What God does do is use what we choose to do in order to show His grace and mercy in this world.  And this is where we find the Good News in the person of Judas.

God used Judas’ decision to betray Jesus – this most drastic of sins – to show the world how it can be redeemed.  Judas betrayed Jesus, this caused the death of our Lord, and God took hold and used Judas’ choice and its consequence as a means of grace and poured mercy freely from it.  By raising Jesus from the dead to prove that death is dead and there is no more dying.  God used the worst of sins to give us the best gift of all!

Earlier I said that I have been bumping into this person.  I have been looking at myself through this person.  How do I react to others?  What choices do I make?  What sins do I commit toward my fellow human beings?  How do I let God work through me and through the choices that I make?  These are hard questions.  I have not really put any answers of my own to them of yet.  They are the kinds of things I have been reflecting upon because of who this man was and what he did.  What I have learned from him is that God’s grace and mercy can come to the world through the decisions we make.

God takes our everyday decisions and their consequences and works through them.  For me, I have been betrayed and I have betrayed.  What I have to do is allow God to speak to me through these experiences so that I can feel and show God’s grace and mercy. 

When I have been betrayed I must react and when I react I can be assured that God is reacting with me.  When I betray I must learn that the person I have betrayed will react and God will be reacting with them.  God can work despite our so called “bad” choices, and enable us to live through and beyond the consequences of those choices.  God can also reverse the effects of “bad” decisions, even truly evil decisions.  The one thing God will not do is make our choices for us.  They are ours alone.  God can point us in a direction but it is up to each of us to choose that direction.

In the end my friends, is Judas all that different from you and from me?  No.  In the end my friends, the decision he made was his.  The decisions we make are ours.  We have to be open to the greater possibilities of God and trust in the grace and mercy that can be afforded to the world through our every decision.

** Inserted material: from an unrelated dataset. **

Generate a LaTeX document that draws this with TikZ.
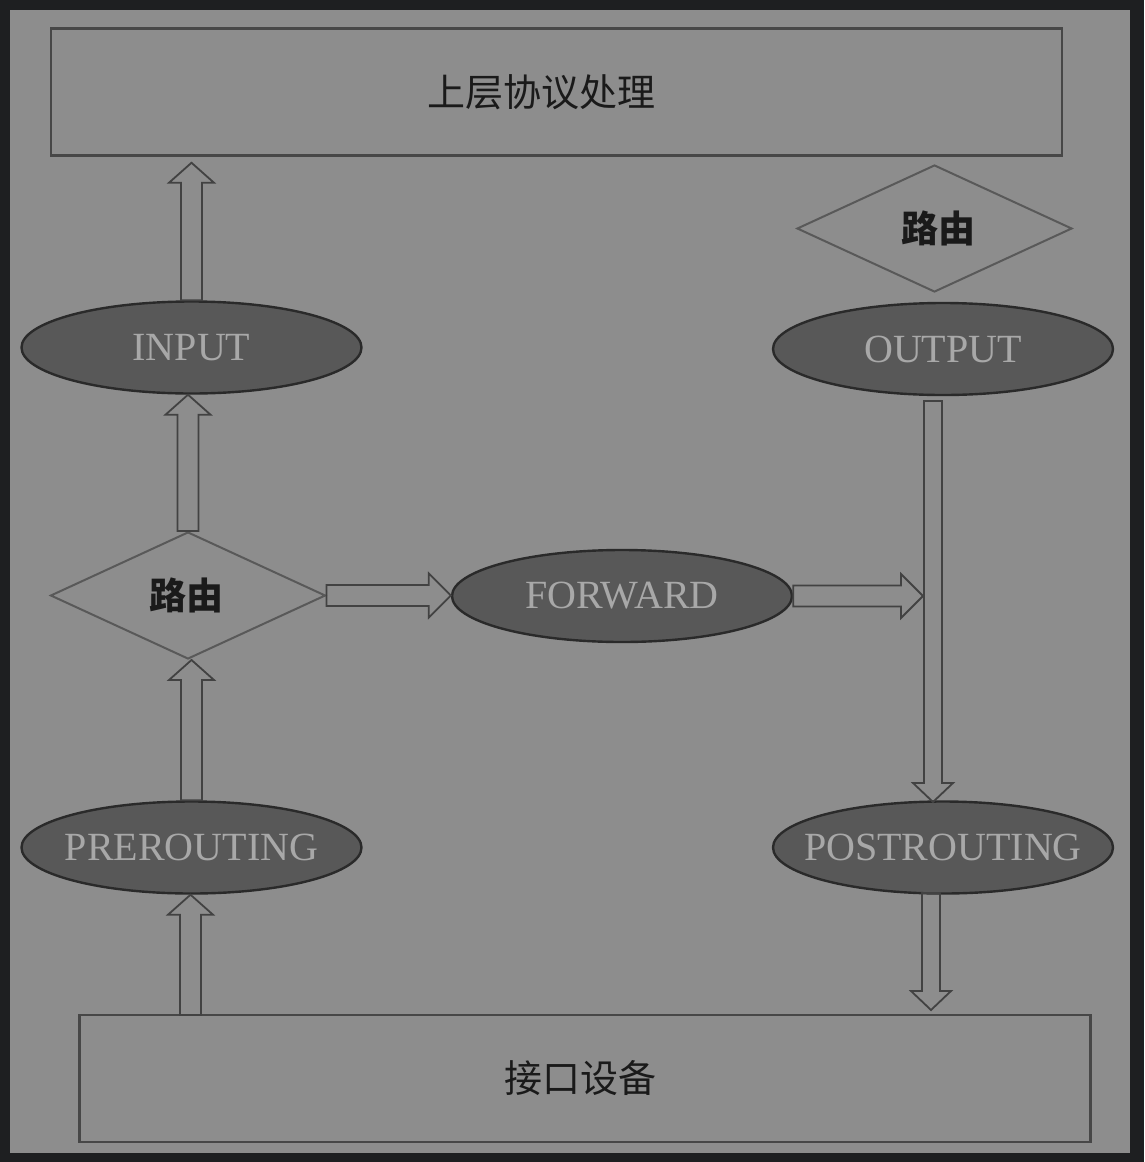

For what we should remember during Lent, Holy Week and always is without Judas’ betrayal God could not have worked the greatest miracle of all – the salvation of each of us and the means of destroying the power of sin and death.

To that end, let us pray.

Almighty God, allow us to show your face and love to the world through the decisions of our lives.  Help us to discern your will in the decisions of others.  Help us to love those that betray us knowing that your will shall be done in this world.  We ask these things in the name of Jesus, your son, and our Saviour.  Amen.